» **Information provided**
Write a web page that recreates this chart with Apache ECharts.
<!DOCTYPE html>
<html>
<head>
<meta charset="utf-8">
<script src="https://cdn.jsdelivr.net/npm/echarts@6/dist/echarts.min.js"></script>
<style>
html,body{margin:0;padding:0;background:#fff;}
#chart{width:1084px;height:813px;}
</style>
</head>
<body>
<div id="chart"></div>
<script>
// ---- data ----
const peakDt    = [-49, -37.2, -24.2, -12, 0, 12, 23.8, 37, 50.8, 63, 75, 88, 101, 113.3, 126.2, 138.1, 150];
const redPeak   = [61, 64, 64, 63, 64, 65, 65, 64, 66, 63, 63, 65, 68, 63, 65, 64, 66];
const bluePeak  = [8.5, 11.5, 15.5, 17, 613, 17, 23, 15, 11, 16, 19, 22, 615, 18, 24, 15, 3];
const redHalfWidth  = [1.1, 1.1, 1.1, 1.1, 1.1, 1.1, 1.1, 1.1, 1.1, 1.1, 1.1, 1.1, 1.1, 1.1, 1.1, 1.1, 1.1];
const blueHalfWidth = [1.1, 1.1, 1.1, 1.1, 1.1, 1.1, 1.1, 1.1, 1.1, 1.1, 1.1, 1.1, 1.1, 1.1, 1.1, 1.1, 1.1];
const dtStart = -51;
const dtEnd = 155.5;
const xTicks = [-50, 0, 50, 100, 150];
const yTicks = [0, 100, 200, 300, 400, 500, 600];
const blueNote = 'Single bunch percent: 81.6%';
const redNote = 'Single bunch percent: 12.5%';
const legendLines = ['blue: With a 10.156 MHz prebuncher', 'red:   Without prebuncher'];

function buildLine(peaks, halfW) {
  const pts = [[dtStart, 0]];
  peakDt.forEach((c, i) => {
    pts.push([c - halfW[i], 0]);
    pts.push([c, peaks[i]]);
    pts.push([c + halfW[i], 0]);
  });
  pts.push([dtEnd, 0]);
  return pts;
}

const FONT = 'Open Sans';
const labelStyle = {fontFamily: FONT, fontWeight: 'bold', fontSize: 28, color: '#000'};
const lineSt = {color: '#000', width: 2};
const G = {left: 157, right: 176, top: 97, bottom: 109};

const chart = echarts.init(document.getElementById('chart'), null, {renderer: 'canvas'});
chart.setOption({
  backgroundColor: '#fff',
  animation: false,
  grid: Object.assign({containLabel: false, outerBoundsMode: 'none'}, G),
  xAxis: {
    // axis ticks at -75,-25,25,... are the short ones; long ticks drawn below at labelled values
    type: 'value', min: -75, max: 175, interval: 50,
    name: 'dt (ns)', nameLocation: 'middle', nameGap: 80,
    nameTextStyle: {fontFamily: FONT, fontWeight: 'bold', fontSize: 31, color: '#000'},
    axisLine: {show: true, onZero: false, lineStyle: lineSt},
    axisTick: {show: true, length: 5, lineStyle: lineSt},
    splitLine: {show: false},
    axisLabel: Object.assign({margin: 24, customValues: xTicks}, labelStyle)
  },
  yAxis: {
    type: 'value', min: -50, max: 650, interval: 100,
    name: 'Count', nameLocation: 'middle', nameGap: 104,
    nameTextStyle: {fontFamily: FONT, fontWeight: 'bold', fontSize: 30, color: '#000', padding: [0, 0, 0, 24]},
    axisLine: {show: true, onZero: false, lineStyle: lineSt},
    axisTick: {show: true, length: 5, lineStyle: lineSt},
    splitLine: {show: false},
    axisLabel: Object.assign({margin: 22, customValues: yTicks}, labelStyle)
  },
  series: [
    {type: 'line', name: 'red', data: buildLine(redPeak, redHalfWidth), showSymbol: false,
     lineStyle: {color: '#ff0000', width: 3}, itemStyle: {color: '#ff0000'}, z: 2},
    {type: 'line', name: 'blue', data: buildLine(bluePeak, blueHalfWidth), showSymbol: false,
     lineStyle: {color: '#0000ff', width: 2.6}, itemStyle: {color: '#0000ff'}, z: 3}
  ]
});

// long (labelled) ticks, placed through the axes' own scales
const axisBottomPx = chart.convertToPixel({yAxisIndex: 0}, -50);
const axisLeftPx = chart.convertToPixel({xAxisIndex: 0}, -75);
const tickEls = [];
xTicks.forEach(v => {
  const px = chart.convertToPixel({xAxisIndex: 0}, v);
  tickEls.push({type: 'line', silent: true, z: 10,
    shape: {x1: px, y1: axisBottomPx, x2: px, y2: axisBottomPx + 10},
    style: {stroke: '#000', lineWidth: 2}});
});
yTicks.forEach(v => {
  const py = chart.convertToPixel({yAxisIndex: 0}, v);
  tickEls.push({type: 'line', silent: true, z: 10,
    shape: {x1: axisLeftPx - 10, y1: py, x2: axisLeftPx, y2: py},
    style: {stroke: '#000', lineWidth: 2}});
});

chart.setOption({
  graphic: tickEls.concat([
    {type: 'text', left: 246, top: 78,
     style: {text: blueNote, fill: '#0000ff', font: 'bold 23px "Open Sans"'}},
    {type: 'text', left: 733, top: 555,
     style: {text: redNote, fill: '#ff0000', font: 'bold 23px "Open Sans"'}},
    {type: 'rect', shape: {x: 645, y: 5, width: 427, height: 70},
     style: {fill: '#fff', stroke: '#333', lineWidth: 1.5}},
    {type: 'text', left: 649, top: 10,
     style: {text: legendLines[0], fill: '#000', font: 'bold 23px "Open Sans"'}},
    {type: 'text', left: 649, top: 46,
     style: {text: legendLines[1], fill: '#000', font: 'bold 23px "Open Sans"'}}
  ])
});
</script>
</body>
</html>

» **The request**
Output all of the material exactly as written.

» **Response**
Write a web page that recreates this chart with Apache ECharts.
<!DOCTYPE html>
<html>
<head>
<meta charset="utf-8">
<script src="https://cdn.jsdelivr.net/npm/echarts@6/dist/echarts.min.js"></script>
<style>
html,body{margin:0;padding:0;background:#fff;}
#chart{width:1084px;height:813px;}
</style>
</head>
<body>
<div id="chart"></div>
<script>
// ---- data ----
const peakDt    = [-49, -37.2, -24.2, -12, 0, 12, 23.8, 37, 50.8, 63, 75, 88, 101, 113.3, 126.2, 138.1, 150];
const redPeak   = [61, 64, 64, 63, 64, 65, 65, 64, 66, 63, 63, 65, 68, 63, 65, 64, 66];
const bluePeak  = [8.5, 11.5, 15.5, 17, 613, 17, 23, 15, 11, 16, 19, 22, 615, 18, 24, 15, 3];
const redHalfWidth  = [1.1, 1.1, 1.1, 1.1, 1.1, 1.1, 1.1, 1.1, 1.1, 1.1, 1.1, 1.1, 1.1, 1.1, 1.1, 1.1, 1.1];
const blueHalfWidth = [1.1, 1.1, 1.1, 1.1, 1.1, 1.1, 1.1, 1.1, 1.1, 1.1, 1.1, 1.1, 1.1, 1.1, 1.1, 1.1, 1.1];
const dtStart = -51;
const dtEnd = 155.5;
const xTicks = [-50, 0, 50, 100, 150];
const yTicks = [0, 100, 200, 300, 400, 500, 600];
const blueNote = 'Single bunch percent: 81.6%';
const redNote = 'Single bunch percent: 12.5%';
const legendLines = ['blue: With a 10.156 MHz prebuncher', 'red:   Without prebuncher'];

function buildLine(peaks, halfW) {
  const pts = [[dtStart, 0]];
  peakDt.forEach((c, i) => {
    pts.push([c - halfW[i], 0]);
    pts.push([c, peaks[i]]);
    pts.push([c + halfW[i], 0]);
  });
  pts.push([dtEnd, 0]);
  return pts;
}

const FONT = 'Open Sans';
const labelStyle = {fontFamily: FONT, fontWeight: 'bold', fontSize: 28, color: '#000'};
const lineSt = {color: '#000', width: 2};
const G = {left: 157, right: 176, top: 97, bottom: 109};

const chart = echarts.init(document.getElementById('chart'), null, {renderer: 'canvas'});
chart.setOption({
  backgroundColor: '#fff',
  animation: false,
  grid: Object.assign({containLabel: false, outerBoundsMode: 'none'}, G),
  xAxis: {
    // axis ticks at -75,-25,25,... are the short ones; long ticks drawn below at labelled values
    type: 'value', min: -75, max: 175, interval: 50,
    name: 'dt (ns)', nameLocation: 'middle', nameGap: 80,
    nameTextStyle: {fontFamily: FONT, fontWeight: 'bold', fontSize: 31, color: '#000'},
    axisLine: {show: true, onZero: false, lineStyle: lineSt},
    axisTick: {show: true, length: 5, lineStyle: lineSt},
    splitLine: {show: false},
    axisLabel: Object.assign({margin: 24, customValues: xTicks}, labelStyle)
  },
  yAxis: {
    type: 'value', min: -50, max: 650, interval: 100,
    name: 'Count', nameLocation: 'middle', nameGap: 104,
    nameTextStyle: {fontFamily: FONT, fontWeight: 'bold', fontSize: 30, color: '#000', padding: [0, 0, 0, 24]},
    axisLine: {show: true, onZero: false, lineStyle: lineSt},
    axisTick: {show: true, length: 5, lineStyle: lineSt},
    splitLine: {show: false},
    axisLabel: Object.assign({margin: 22, customValues: yTicks}, labelStyle)
  },
  series: [
    {type: 'line', name: 'red', data: buildLine(redPeak, redHalfWidth), showSymbol: false,
     lineStyle: {color: '#ff0000', width: 3}, itemStyle: {color: '#ff0000'}, z: 2},
    {type: 'line', name: 'blue', data: buildLine(bluePeak, blueHalfWidth), showSymbol: false,
     lineStyle: {color: '#0000ff', width: 2.6}, itemStyle: {color: '#0000ff'}, z: 3}
  ]
});

// long (labelled) ticks, placed through the axes' own scales
const axisBottomPx = chart.convertToPixel({yAxisIndex: 0}, -50);
const axisLeftPx = chart.convertToPixel({xAxisIndex: 0}, -75);
const tickEls = [];
xTicks.forEach(v => {
  const px = chart.convertToPixel({xAxisIndex: 0}, v);
  tickEls.push({type: 'line', silent: true, z: 10,
    shape: {x1: px, y1: axisBottomPx, x2: px, y2: axisBottomPx + 10},
    style: {stroke: '#000', lineWidth: 2}});
});
yTicks.forEach(v => {
  const py = chart.convertToPixel({yAxisIndex: 0}, v);
  tickEls.push({type: 'line', silent: true, z: 10,
    shape: {x1: axisLeftPx - 10, y1: py, x2: axisLeftPx, y2: py},
    style: {stroke: '#000', lineWidth: 2}});
});

chart.setOption({
  graphic: tickEls.concat([
    {type: 'text', left: 246, top: 78,
     style: {text: blueNote, fill: '#0000ff', font: 'bold 23px "Open Sans"'}},
    {type: 'text', left: 733, top: 555,
     style: {text: redNote, fill: '#ff0000', font: 'bold 23px "Open Sans"'}},
    {type: 'rect', shape: {x: 645, y: 5, width: 427, height: 70},
     style: {fill: '#fff', stroke: '#333', lineWidth: 1.5}},
    {type: 'text', left: 649, top: 10,
     style: {text: legendLines[0], fill: '#000', font: 'bold 23px "Open Sans"'}},
    {type: 'text', left: 649, top: 46,
     style: {text: legendLines[1], fill: '#000', font: 'bold 23px "Open Sans"'}}
  ])
});
</script>
</body>
</html>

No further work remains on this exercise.